Day 1-30: System continues, messages 1001-5000 arrive
         → SMQ stores messages with timestamps T1001-T5000
         → SMQ preserves consumer group position at T1000

Day 15:  Kafka Gateway restarts
         → In-memory cache lost
         → SMQ consumer group position PRESERVED

Day 30:  Consumer reconnects
         → SMQ automatically resumes from position T1000
         → Consumer receives messages starting from offset 1001
         → Perfect resumption, no manual recovery needed

Benefits vs Custom Persistence

Aspect Custom Persistence SMQ Native
Implementation High complexity (dual systems) Medium (SMQ integration)
Reliability Custom code risks Battle-tested SMQ
Performance Dual writes penalty Native SMQ speed
Operational Monitor 2 systems Single system
Maintenance Custom bugs/fixes SMQ team handles
Scalability Custom scaling SMQ distributed arch

Implementation Roadmap

Phase 1: SMQ API Assessment (1-2 weeks)

  • Verify SMQ consumer group persistence behavior
  • Test RESUME_OR_EARLIEST functionality
  • Confirm replication across brokers

Phase 2: Consumer Group Integration (2-3 weeks)

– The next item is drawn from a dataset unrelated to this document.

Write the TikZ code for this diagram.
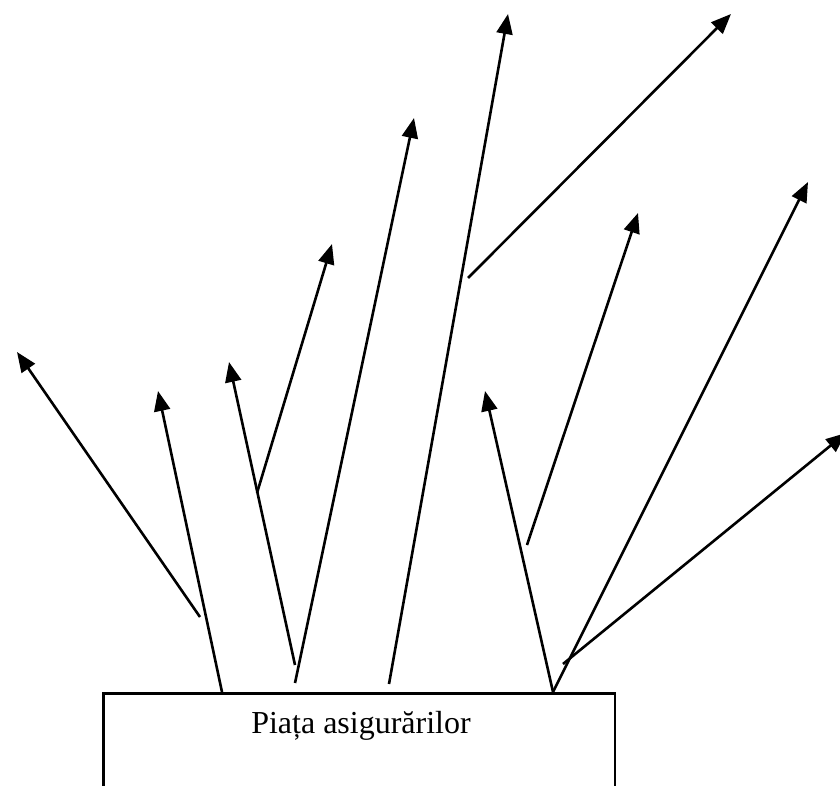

  • Implement SMQ consumer group wrapper
  • Map Kafka consumer lifecycle to SMQ
  • Handle consumer group coordination

Phase 3: Offset Translation (2-3 weeks)

  • Lightweight cache for Kafka ↔ SMQ offset mapping
  • Handle edge cases (rebalancing, etc.)
  • Performance optimization

Phase 4: Integration & Testing (3-4 weeks)

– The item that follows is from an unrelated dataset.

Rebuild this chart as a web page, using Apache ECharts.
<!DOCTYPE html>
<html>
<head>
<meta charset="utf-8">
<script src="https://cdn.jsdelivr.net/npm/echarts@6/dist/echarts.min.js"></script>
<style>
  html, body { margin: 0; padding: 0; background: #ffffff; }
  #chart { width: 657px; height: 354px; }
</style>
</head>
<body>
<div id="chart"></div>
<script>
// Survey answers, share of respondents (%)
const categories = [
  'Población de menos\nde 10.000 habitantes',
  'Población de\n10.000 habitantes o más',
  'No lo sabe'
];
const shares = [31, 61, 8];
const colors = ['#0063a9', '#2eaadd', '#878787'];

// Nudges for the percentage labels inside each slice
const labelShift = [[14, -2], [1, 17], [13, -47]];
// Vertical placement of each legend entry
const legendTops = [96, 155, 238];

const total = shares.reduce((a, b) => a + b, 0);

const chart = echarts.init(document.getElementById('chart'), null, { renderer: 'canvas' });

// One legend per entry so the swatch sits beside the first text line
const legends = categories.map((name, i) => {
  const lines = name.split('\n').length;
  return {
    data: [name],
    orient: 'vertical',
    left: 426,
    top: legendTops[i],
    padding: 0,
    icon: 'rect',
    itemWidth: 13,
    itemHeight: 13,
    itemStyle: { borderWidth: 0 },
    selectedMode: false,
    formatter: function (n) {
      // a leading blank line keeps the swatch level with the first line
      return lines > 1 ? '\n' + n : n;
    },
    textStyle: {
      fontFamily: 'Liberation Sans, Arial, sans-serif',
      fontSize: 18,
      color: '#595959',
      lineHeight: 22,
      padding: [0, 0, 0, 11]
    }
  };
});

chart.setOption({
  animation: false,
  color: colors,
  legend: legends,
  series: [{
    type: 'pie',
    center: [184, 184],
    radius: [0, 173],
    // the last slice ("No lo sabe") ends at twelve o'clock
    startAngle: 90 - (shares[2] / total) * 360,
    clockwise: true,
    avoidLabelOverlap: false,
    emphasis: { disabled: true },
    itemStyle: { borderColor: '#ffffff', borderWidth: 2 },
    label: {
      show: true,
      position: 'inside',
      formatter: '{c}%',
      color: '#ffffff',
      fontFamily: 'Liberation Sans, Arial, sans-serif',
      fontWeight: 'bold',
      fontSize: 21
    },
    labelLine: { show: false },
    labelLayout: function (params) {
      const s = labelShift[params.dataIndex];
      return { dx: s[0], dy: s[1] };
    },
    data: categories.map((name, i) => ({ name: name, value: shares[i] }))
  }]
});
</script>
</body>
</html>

  • Replace current offset management
  • Comprehensive testing with long disconnections
  • Performance benchmarking

Total Estimated Effort: ~10 weeks

Current Status

Completed

  • Message offset persistence (Kafka offset → SMQ timestamp mapping)
  • SMQ publishing integration with offset tracking
  • SMQ subscription integration with offset mapping
  • Comprehensive integration tests
  • Architecture design for SMQ native approach

Next Steps

  1. Assess SMQ consumer group APIs
  2. Implement SMQ native consumer group wrapper
  3. Replace current in-memory offset management
  4. Test long-term disconnection scenarios

Key Advantages

  • Leverage Existing Infrastructure: Use SMQ's proven distributed systems
  • Reduced Complexity: No custom persistence layer to maintain
  • Better Reliability: Inherit SMQ's fault tolerance and replication
  • Operational Simplicity: One system to monitor instead of two
  • Performance: Native SMQ operations without translation overhead
  • Automatic Edge Cases: SMQ handles network partitions, broker failures, etc.

Recommendation

The SMQ Native Offset Management approach is strongly recommended over custom persistence because:

  1. Simpler Implementation: ~10 weeks vs 15+ weeks for custom persistence
  2. Higher Reliability: Leverage battle-tested SMQ infrastructure
  3. Better Performance: Native operations without dual-write penalty
  4. Lower Maintenance: SMQ team handles distributed systems complexity
  5. Operational Benefits: Single system to monitor and maintain

This approach solves the critical offset persistence problem while minimizing implementation complexity and maximizing reliability.